Di hadapan tamu undangan konferensi, JK juga mengkritik apa yang dibeberkan dalam sidang MKD. Terutama transkrip rekaman percakapan Novanto yang memperbicangkan rencana pembagian saham bila mana perpanjangan kontrak karya berjalan mulus.

"‎Ketua KPK bilang korupsi salah satunya karena serakah. Semalam itu pasti serakah, yang disebut tadi malam bukan orang miskin. Dia bisa makan 4-5 kali sehari, tapi karena serakah saja," kata JK.

JK mengaku tidak habis pikir, bagaimana seorang petinggi di parlemen berani mencatut nama Presiden dan Wakil Presiden. ‎Zaman dulu, kata dia, tidak ada yang berani macam-macam dengan orang nomor 1 dan nomor 2 di Republik ini.

‎"Zaman dulu mana berani dilibatkan pejabat tertinggi.
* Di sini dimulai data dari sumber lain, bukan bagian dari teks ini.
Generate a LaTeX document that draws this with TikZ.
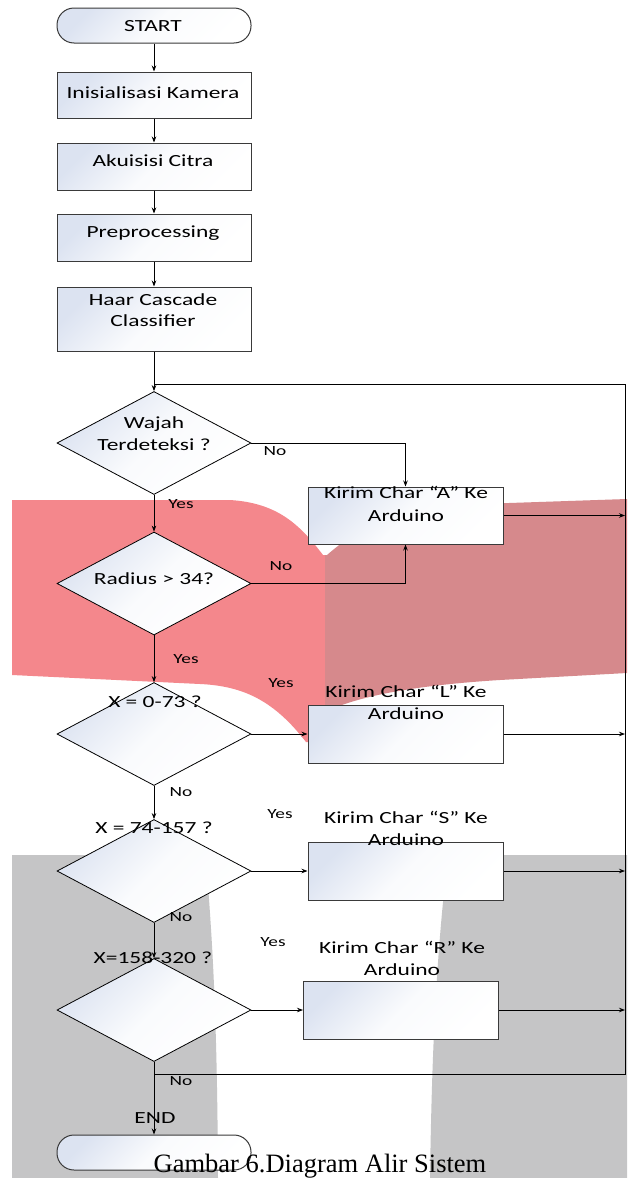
\documentclass[tikz,border=0pt]{standalone}
\usepackage{fontspec}
\newfontfamily\diagfont[FakeStretch=1.38]{Carlito}
\newfontfamily\capfont{Liberation Serif}
\usetikzlibrary{arrows.meta,shapes.geometric}
\definecolor{fillblue}{HTML}{DCE3F1}
\definecolor{redL}{HTML}{F4878C}
\definecolor{redR}{HTML}{D6898C}
\definecolor{wmgray}{HTML}{C5C5C6}
\definecolor{border}{HTML}{3A3A3A}
\begin{document}
\begin{tikzpicture}[x=1pt,y=-1pt,
  grad/.style={top color=fillblue, bottom color=white, middle color=white!85!fillblue, shading angle=45},
  proc/.style={draw=border, line width=1pt, grad, minimum width=194pt, inner sep=0pt, rectangle},
  term/.style={proc, rounded corners=17pt, minimum height=35pt},
  dia/.style={diamond, draw=black, line width=0.8pt, grad, minimum width=194pt, minimum height=103pt, inner sep=0pt},
  arr/.style={line width=0.8pt, -{Stealth[length=6pt,width=4.5pt]}},
  plain/.style={line width=0.8pt},
  txt/.style={font=\diagfont\fontsize{17}{20}\selectfont, inner sep=0pt, anchor=base},
  lbl/.style={font=\diagfont\fontsize{14}{16}\selectfont, inner sep=0pt, anchor=base}
]
\useasboundingbox (0,0) rectangle (627,1178);
\fill[white] (0,0) rectangle (627,1178);
% watermark
\fill[redL] (12,500) -- (230,500) .. controls (278,503) and (300,525) .. (323,555) -- (325,555) -- (325,742) -- (306,742) .. controls (275,702) and (245,686) .. (200,684) -- (12,675) -- cycle;
\fill[redR] (325,555) -- (327,555) .. controls (350,535) and (385,510) .. (450,505) -- (627,499) -- (627,673) -- (500,680) .. controls (420,685) and (360,695) .. (325,712) -- cycle;
\fill[wmgray] (12,855) -- (206,855) .. controls (210,920) and (217,980) .. (218,1178) -- (12,1178) -- cycle;
\fill[wmgray] (448,855) -- (627,855) -- (627,1178) -- (430,1178) .. controls (432,1040) and (437,950) .. (448,855) -- cycle;
% shapes
\node[term] (start) at (154,25.5) {};
\node[proc, minimum height=46pt] (ini) at (154,95) {};
\node[proc, minimum height=47pt] (aku) at (154,166.5) {};
\node[proc, minimum height=47pt] (pre) at (154,237.5) {};
\node[proc, minimum height=64pt] (haar) at (154,319) {};
\node[dia] (d1) at (154,443) {};
\node[dia] (d2) at (154,583.5) {};
\node[dia] (d3) at (154,734) {};
\node[dia] (d4) at (154,871) {};
\node[dia] (d5) at (154,1010) {};
\node[proc, minimum width=195pt, minimum height=57pt] (boxA) at (405.5,515.5) {};
\node[proc, minimum width=195pt, minimum height=58pt] (boxL) at (405.5,734) {};
\node[proc, minimum width=195pt, minimum height=58pt] (boxS) at (405.5,871) {};
\node[proc, minimum width=195pt, minimum height=58pt] (boxR) at (401,1010) {};
\node[term] (endt) at (154,1152.5) {};
\coordinate (tr) at (625,384);
\coordinate (br) at (625,1074);
% connectors
\draw[arr] (start.south) -- (ini.north);
\draw[arr] (ini.south) -- (aku.north);
\draw[arr] (aku.south) -- (pre.north);
\draw[arr] (pre.south) -- (haar.north);
\draw[arr] (haar.south) -- (d1.north);
\draw[plain] (d5.south |- br) -- (br) -- (tr) -- (tr -| d1.north);
\draw[arr] (d1.east) -| (boxA.north);
\draw[arr] (d1.south) -- (d2.north);
\draw[arr] (d2.east) -| (boxA.south);
\draw[arr] (d2.south) -- (d3.north);
\draw[arr] (d3.east) -- (boxL.west);
\draw[arr] (d3.south) -- (d4.north);
\draw[arr] (d4.east) -- (boxS.west);
\draw[arr] (d4.south) -- (d5.north);
\draw[arr] (d5.east) -- (boxR.west);
\draw[arr] (d5.south) -- (endt.north);
\draw[arr] (boxA.east) -- (boxA.east -| tr);
\draw[arr] (boxL.east) -- (boxL.east -| tr);
\draw[arr] (boxS.east) -- (boxS.east -| tr);
\draw[arr] (boxR.east) -- (boxR.east -| tr);
% texts
\node[txt] (tstart) at (153,31.5) {START};
\node[txt] (tini) at (153,98.5) {Inisialisasi Kamera};
\node[txt] (taku) at (153,166.5) {Akuisisi Citra};
\node[txt] (tpre) at (153,237) {Preprocessing};
\node[txt] (thaar1) at (153,305) {Haar Cascade};
\node[txt] (thaar2) at (153,326.5) {Classifier};
\node[txt] (td1a) at (154,428) {Wajah};
\node[txt] (td1b) at (154,450) {Terdeteksi ?};
\node[txt] (td2) at (154,584) {Radius > 34?};
\node[txt] (td3) at (155,707) {X = 0-73 ?};
\node[txt] (td4) at (154,833) {X = 74-157 ?};
\node[txt] (td5) at (153,963) {X=158-320 ?};
\node[txt] (tA1) at (406,498) {Kirim Char “A” Ke};
\node[txt] (tA2) at (406,521) {Arduino};
\node[txt] (tL1) at (406,697) {Kirim Char “L” Ke};
\node[txt] (tL2) at (406,719) {Arduino};
\node[txt] (tS1) at (406,823) {Kirim Char “S” Ke};
\node[txt] (tS2) at (406,845) {Arduino};
\node[txt] (tR1) at (402,953) {Kirim Char “R” Ke};
\node[txt] (tR2) at (402,975) {Arduino};
\node[txt] (tend) at (155,1123) {END};
\node[lbl] (no1) at (275,455) {No};
\node[lbl] (yes1) at (181,508) {Yes};
\node[lbl] (no2) at (281,570) {No};
\node[lbl] (yes2) at (186,663) {Yes};
\node[lbl] (yes3) at (281,687) {Yes};
\node[lbl] (no3) at (181,796) {No};
\node[lbl] (yes4) at (280,818) {Yes};
\node[lbl] (no4) at (181,921) {No};
\node[lbl] (yes5) at (273,946) {Yes};
\node[lbl] (no5) at (181,1085) {No};
\node[anchor=base, font=\capfont\fontsize{26.5}{30}\selectfont, inner sep=0pt] (cap) at (320,1172) {Gambar 6.Diagram Alir Sistem};
\end{tikzpicture}
\end{document}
Ini ujian kita semua kalau itu toh masih terjadi di lingkungan terhormat seperti ini," JK menegaskan.

Selain Novanto, percakapan tersebut juga diduga melibatkan pengusaha minyak M Riza Chalid. Sebagai pengusaha, tentu saja Riza tidak susah mencari makan.

JK menyarankan‎ Novanto untuk menerapkan gaya hidup sederhana untuk menangkal perilaku korup. Selain itu, dibutuhkan pula kedekatan hubungan dengan Tuhan agar tidak serakah.

"Cegahnya gimana? Gaya hidup sederhana. Iman juga perlu. Batasan-batasan kewenangan," kata dia.

Tekad Jokowi-JK Usut Kasus 'Papa Minta Saham'

Presiden Joko Widodo dan Wakil Presiden Jusuf Kalla bertemu empat mata. Mereka membahas fakta-fakta yang dibeberkan di sidang Mahkamah Kehormatan Dewan (MKD).

Sidang yang digelar perdana Rabu 2 November kemarin menghadirkan Pengadu, Menteri Energi dan Sumber Daya Mineral (ESDM) Sudirman Said. Mantan Direktur Utama PT Pindad ini membuka percakapan lengkap yang direkam Presiden Direktur PT Freeport Indonesia Maroef Sjamsoeddin.

JK menyampaikan, dia dan Jokowi memutuskan kasus pencatutan‎ nama ini harus terungkap sepenuhnya dan dibuat terang benderang.

"Pak presiden dan saya setelah kemarin dengarkan semua itu, kita bertekad membersihkan apa pun yang terjadi kemarin. Kita tak jalan mundur lagi," tutur mantan Ketua Umum Golkar ini.

Ketua Palang Merah Indonesia (PMI) ini mempunyai alasan mengapa kasus 'Papa minta saham' ini harus diusut tuntas. Sebab, kasus yang saat ini menjadi sorotan publik ini berpotensi menjadi skandal terbesar Indonesia, seandainya terjadi. 

Joko Widodo dan Jusuf Kalla (Liputan6.com/Faizal Fanani)

"‎Bicara Freeport, ini skandal besar yang pernah terjadi di Indonesia, mana ada korupsi yang melibatkan Presiden dan Wakil Presiden, zaman Soeharto dulu saja tidak ada," kata JK di Hotel Borobudur, Jakarta, Selasa (1/12/2015).

Terkait dugaan keterlibatan Setya Novanto yang merupakan kader Partai Beringin, JK berharap Golkar berpihak kepada rakyat.

"Saya ini juga orang Golkar, semboyan Golkar itu Suara Golkar Suara Rakyat, rakyat sudah minta bongkar skandal itu," kata dia.

Untuk itu, JK juga meminta MKD transaparan dan independen dalam menentukan muara persidangannya.

Selain dibidik MKD dari sisi pelanggaran etik, Novanto juga disasar pidana yang saat ini tengah berjalan di Kejaksaan Agung. Pasal pemufakatan yang termaktub di Pasal 15 Undang-undang Tindak Pidana korupsi disiapkan untuk menjerat Novanto.